Srebrenica widows agonise over the dead and missing, 25 years later

2 min 47Approximate reading time

Fatima Mujic prays every day for the husband and three sons killed in the genocide against Bosnian Muslims that unfolded over several summer days in the town of Srebrenica 25 years ago.

But she hesitates each time, thinking of her eldest son Refik, who has still not been found a quarter-century after the massacre.

"I still think he's alive somewhere. I know about the others, but when I pray for him my hands start shaking, I don't know what to do," the 75-year-old widow told AFP.

Her loved ones were among some 8,000 Muslim men and boys who were killed by Serb forces in the eastern enclave towards the end of Bosnia's 1992-95 war, an atrocity deemed a genocide by international courts.

Mujic's husband and two of her sons, whose remains were found in mass graves after the conflict, were buried a decade ago in the memorial centre where more than 6,600 victims of the victims lie.

Another 237 have been laid to rest at other sites.

But more than 1,000 people have never been found, an acute source of pain for survivors.

Mujic, who now lives in a village near Sarajevo, says she "lives for the call" that the remains of Refik have been unearthed.

But a decade has passed since the last of 84 mass graves was discovered.

"Since July 2019, the remains of only 13 victims have been found," said Emza Fazlic, spokesperson for the Missing Persons Institute. A lack of new information and witnesses has hampered the search, she said.

- 'Don't leave me' -

Ahead of the commemoration of the 25th anniversary of the massacre on Saturday, Mujic recalls the last time she saw her children.
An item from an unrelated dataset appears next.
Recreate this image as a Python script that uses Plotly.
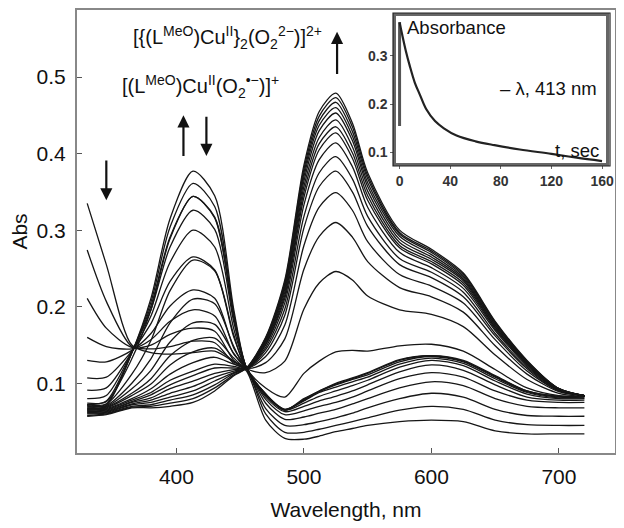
import plotly.graph_objects as go

# wavelength grid (nm) the spectra were read at
wavelengths = [330, 345, 365, 380, 395, 413, 430, 445, 455, 470, 485, 500, 512,
               525, 538, 550, 575, 600, 625, 650, 675, 700, 720]

# first step: Cu(I) -> superoxo, 413 nm band grows
superoxo_growth = [
    [.335, .255, .150, .140, .138, .140, .142, .128, .116, .052, .028, .027, .031, .037, .041, .045, .050, .052, .050, .038, .034, .034, .034],
    [.274, .207, .148, .145, .148, .155, .153, .126, .118, .060, .036, .036, .040, .045, .050, .055, .065, .070, .066, .052, .046, .045, .045],
    [.211, .172, .147, .150, .164, .172, .168, .130, .119, .067, .045, .046, .050, .055, .061, .068, .080, .087, .082, .066, .058, .057, .057],
    [.160, .148, .145, .157, .181, .196, .188, .138, .120, .074, .053, .056, .061, .066, .073, .080, .094, .102, .097, .080, .070, .068, .068],
    [.130, .128, .143, .165, .201, .222, .211, .146, .120, .079, .059, .064, .070, .075, .082, .090, .106, .114, .108, .090, .078, .075, .075],
    [.107, .108, .142, .178, .233, .265, .248, .160, .120, .082, .063, .070, .077, .083, .090, .098, .115, .124, .117, .098, .082, .078, .078],
    [.091, .094, .141, .188, .258, .300, .278, .171, .120, .084, .065, .074, .083, .090, .097, .104, .121, .130, .123, .103, .086, .080, .080],
    [.080, .084, .141, .196, .278, .326, .301, .180, .120, .085, .066, .077, .088, .095, .102, .108, .125, .133, .126, .106, .088, .081, .081],
    [.072, .077, .140, .201, .291, .344, .316, .185, .120, .086, .066, .078, .089, .098, .105, .111, .128, .135, .128, .108, .089, .082, .082],
    [.068, .073, .140, .206, .304, .361, .331, .191, .120, .086, .065, .079, .090, .099, .106, .113, .130, .136, .129, .109, .090, .083, .083],
    [.065, .071, .140, .211, .315, .377, .345, .196, .120, .086, .065, .080, .090, .100, .107, .114, .131, .136, .130, .110, .090, .083, .083],
]

# second step: superoxo -> peroxo, 525 nm band grows
peroxo_growth = [
    [.074, .076, .132, .196, .289, .344, .317, .187, .120, .094, .082, .113, .129, .141, .143, .142, .149, .151, .142, .118, .094, .084, .083],
    [.072, .073, .112, .156, .221, .261, .247, .163, .120, .114, .129, .197, .231, .246, .235, .214, .196, .190, .174, .137, .105, .087, .083],
    [.071, .071, .100, .132, .179, .210, .204, .148, .120, .127, .158, .249, .292, .310, .291, .259, .225, .213, .193, .149, .112, .089, .084],
    [.070, .070, .093, .117, .154, .179, .177, .139, .120, .135, .176, .280, .330, .349, .326, .285, .242, .227, .205, .157, .116, .090, .084],
    [.068, .069, .087, .106, .136, .156, .159, .133, .120, .140, .189, .303, .357, .377, .350, .305, .255, .238, .213, .162, .119, .090, .084],
    [.067, .068, .084, .099, .124, .141, .146, .129, .120, .144, .197, .318, .375, .396, .367, .318, .263, .245, .219, .165, .121, .091, .084],
    [.066, .067, .080, .093, .112, .127, .134, .125, .120, .147, .205, .333, .392, .414, .383, .330, .271, .251, .224, .169, .123, .091, .084],
    [.065, .066, .078, .088, .104, .116, .125, .122, .120, .150, .211, .343, .405, .427, .394, .339, .277, .256, .228, .171, .125, .092, .084],
    [.064, .065, .076, .085, .098, .110, .120, .120, .120, .151, .215, .350, .413, .435, .401, .345, .280, .259, .231, .173, .125, .092, .084],
    [.063, .064, .075, .081, .093, .103, .113, .118, .120, .153, .219, .357, .421, .444, .409, .351, .284, .262, .234, .174, .126, .092, .084],
    [.062, .063, .073, .078, .087, .096, .108, .116, .120, .155, .223, .364, .430, .453, .417, .357, .288, .265, .236, .176, .127, .092, .084],
    [.061, .062, .072, .075, .082, .090, .103, .114, .120, .156, .226, .370, .437, .460, .423, .362, .292, .268, .238, .177, .128, .093, .084],
    [.060, .061, .070, .072, .078, .085, .098, .113, .120, .158, .229, .375, .443, .467, .429, .367, .295, .271, .240, .179, .129, .093, .084],
    [.058, .060, .069, .070, .074, .080, .094, .111, .120, .159, .232, .380, .449, .473, .435, .371, .297, .273, .242, .180, .129, .093, .084],
    [.057, .059, .068, .068, .070, .075, .090, .110, .120, .160, .235, .385, .455, .479, .440, .375, .300, .275, .244, .181, .130, .093, .084],
]

# inset: absorbance at 413 nm vs time
inset_time = [0, 2, 5, 8, 12, 16, 21, 28, 35, 45, 60, 75, 95, 120, 140, 160]
inset_abs = [0.37, 0.345, 0.31, 0.28, 0.245, 0.22, 0.19, 0.165, 0.15, 0.135, 0.123, 0.115, 0.106, 0.097, 0.089, 0.082]
jump_time = [0, 0]
jump_abs = [0.155, 0.37]

x_ticks = [400, 500, 600, 700]
y_ticks = [0.1, 0.2, 0.3, 0.4, 0.5]
inset_x_ticks = [0, 40, 80, 120, 160]
inset_y_ticks = [0.1, 0.2, 0.3]

ink = "#161616"
font = "Liberation Sans, Arial, sans-serif"

fig = go.Figure()
for row in superoxo_growth + peroxo_growth:
    fig.add_trace(go.Scatter(x=wavelengths, y=row, mode="lines",
                             line=dict(color=ink, width=1.3, shape="spline", smoothing=0.8),
                             hoverinfo="skip", showlegend=False))

fig.add_trace(go.Scatter(x=jump_time, y=jump_abs, mode="lines", xaxis="x2", yaxis="y2",
                         line=dict(color="#555", width=3), hoverinfo="skip", showlegend=False))
fig.add_trace(go.Scatter(x=inset_time, y=inset_abs, mode="lines", xaxis="x2", yaxis="y2",
                         line=dict(color="#222", width=2.2, shape="spline"),
                         hoverinfo="skip", showlegend=False))

# the page body adds an 8 px margin, so the figure is 8 px smaller and shifted back
fig.update_layout(
    width=616, height=520,
    margin=dict(l=69, r=9, t=2, b=75),
    paper_bgcolor="white", plot_bgcolor="white",
    font=dict(family=font, color="#111"),
    xaxis=dict(range=[322, 744], tickvals=x_ticks, ticks="inside", ticklen=5,
               tickcolor="#555", showline=True, mirror=True, linecolor="#888", linewidth=2,
               showgrid=False, zeroline=False, tickfont=dict(size=21), ticklabelstandoff=4,
               automargin=False,
               title=dict(text="Wavelength, nm", font=dict(size=21), standoff=15)),
    yaxis=dict(range=[0.009, 0.5875], tickvals=y_ticks, ticktext=["0.1", "0.2", "0.3", "0.4", "0.5"],
               ticks="inside", ticklen=5, tickcolor="#555", showline=True, mirror=True,
               linecolor="#888", linewidth=2, showgrid=False, zeroline=False,
               tickfont=dict(size=21), ticklabelstandoff=5, automargin=False,
               title=dict(text="Abs", font=dict(size=21), standoff=8)),
    xaxis2=dict(domain=[0.593, 0.983], anchor="y2", range=[-2.8, 163], tickvals=inset_x_ticks,
                ticks="outside", ticklen=3, tickcolor="#666", showline=True, mirror=True,
                linecolor="#666", linewidth=2.5, showgrid=False, zeroline=False,
                tickfont=dict(size=14, weight="bold", color="#333")),
    yaxis2=dict(domain=[0.6546, 0.9865], anchor="x2", range=[0.078, 0.383], tickvals=inset_y_ticks,
                ticktext=["0.1", "0.2", "0.3"], ticks="outside", ticklen=3, tickcolor="#666",
                showline=True, mirror=True, linecolor="#666", linewidth=2.5, showgrid=False,
                zeroline=False, tickfont=dict(size=14, weight="bold", color="#333")),
    shapes=[dict(type="rect", xref="paper", yref="paper", x0=0.5874, x1=0.9907, y0=0.6479, y1=0.9932,
                 line=dict(color="#222", width=1.2))],
)

labels = [
    dict(x=440, y=0.551, text="[{(L<sup>MeO</sup>)Cu<sup>II</sup>}<sub>2</sub>(O<sub>2</sub><sup>2\u2212</sup>)]<sup>2+</sup>"),
    dict(x=419, y=0.488, text="[(L<sup>MeO</sup>)Cu<sup>II</sup>(O<sub>2</sub><sup>\u2022\u2212</sup>)]<sup>+</sup>"),
]
for lab in labels:
    fig.add_annotation(x=lab["x"], y=lab["y"], text=lab["text"], showarrow=False,
                       font=dict(size=20, color="#111"))

arrows = [(345, 0.393, 0.339), (405.5, 0.395, 0.450), (423.5, 0.450, 0.397), (526, 0.502, 0.559)]
for ax_nm, tail, head in arrows:
    fig.add_annotation(x=ax_nm, y=head, ax=ax_nm, ay=tail, axref="x", ayref="y", text="",
                       showarrow=True, arrowhead=2, arrowsize=1.1, arrowwidth=2.2, arrowcolor="#111")

fig.add_annotation(x=4.3, y=0.359, xref="x2", yref="y2", text="Absorbance", xanchor="left",
                   showarrow=False, font=dict(size=18.5, color="#111"))
fig.add_annotation(x=78, y=0.232, xref="x2", yref="y2", text="\u2013 \u03bb, 413 nm", xanchor="left",
                   showarrow=False, font=dict(size=18.5, color="#111"))
fig.add_annotation(x=159, y=0.105, xref="x2", yref="y2", text="t, sec", xanchor="right",
                   showarrow=False, font=dict(size=18.5, color="#111"))

fig.write_html("out.html")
She was among thousands of women, children and elderly who had gathered in front of a UN base outside of Srebrenica after Serb troops over-ran the Dutch soldiers who had been protecting the Muslim enclave, deemed a "safe haven" at the time.

Under the command of Bosnian Serb military leader Ratko Mladic, men and boys were taken away and summarily killed.

Mujic recalls how her youngest son, 16-year-old Nufik, "hung on to me and said, 'Mum, don't leave me.'"

"I stroked his curly hair and said 'I won't leave you'," she remembers.

"They took him, I followed them. I don't know if they hit me, but I don't remember anything," she said.

Her two other sons and her husband tried to flee into the forest but were captured.

- 'Black soil' -

Another widow, 71-year-old Mejra Djogaz, has decided to spend the rest of her days in the place where her life "stopped".

She lives in a house a stone's throw away from the memorial in Srebrenica, which now lies in a Serb-dominated half of Bosnia, a legacy of ethnic cleansing during the war that left lasting divides between Bosnia's Serb, Muslim and Croat communities.

Every morning, when she goes out to water the flowers on her patio, she sees thousands of white gravestones that fan out in straight rows across the green lawns of the memorial.

Her two sons Omer and Munib lie there. They were 19 and 21 years old.

"I no longer have a reason to live. I take care of the flowers so I don't go crazy, but my flowers are in black soil," says the woman whose third son, Zuhdija, who was 20, and her husband Mustafa, were killed earlier in the war during a 1992 siege of Srebrenica.

"My sons didn't hurt anyone, they didn't stand in the way of an ant. I only wonder why they killed my children? They were our neighbours," Djogaz laments.

- 'A beautiful child' -

Ramiza Gurdic, 67, also wonders about the men who killed her sons and her husband: "Did they have children?"

Her two children, Mehrudin and Mustafa, were 17 and 20.

Before fleeing into the forest with their father, the eldest smoked a cigarette and rolled another one.

"Mother, I will never see you again," he told her.

"The youngest didn't say anything," adds Gurdic. The remains of both boys were later found, but only "half of Mehrudin".

The widow is still hopeful that the other half will someday be uncovered.

"His mother didn't bring him into the world without a head and arms. He was a beautiful child. But they didn't think that," she says.

A quarter-century later, she doesn't wish harm on the men who stole her sons.

"God will give them what they deserve," she told AFP. "No hatred, no malice, but no reconciliation either."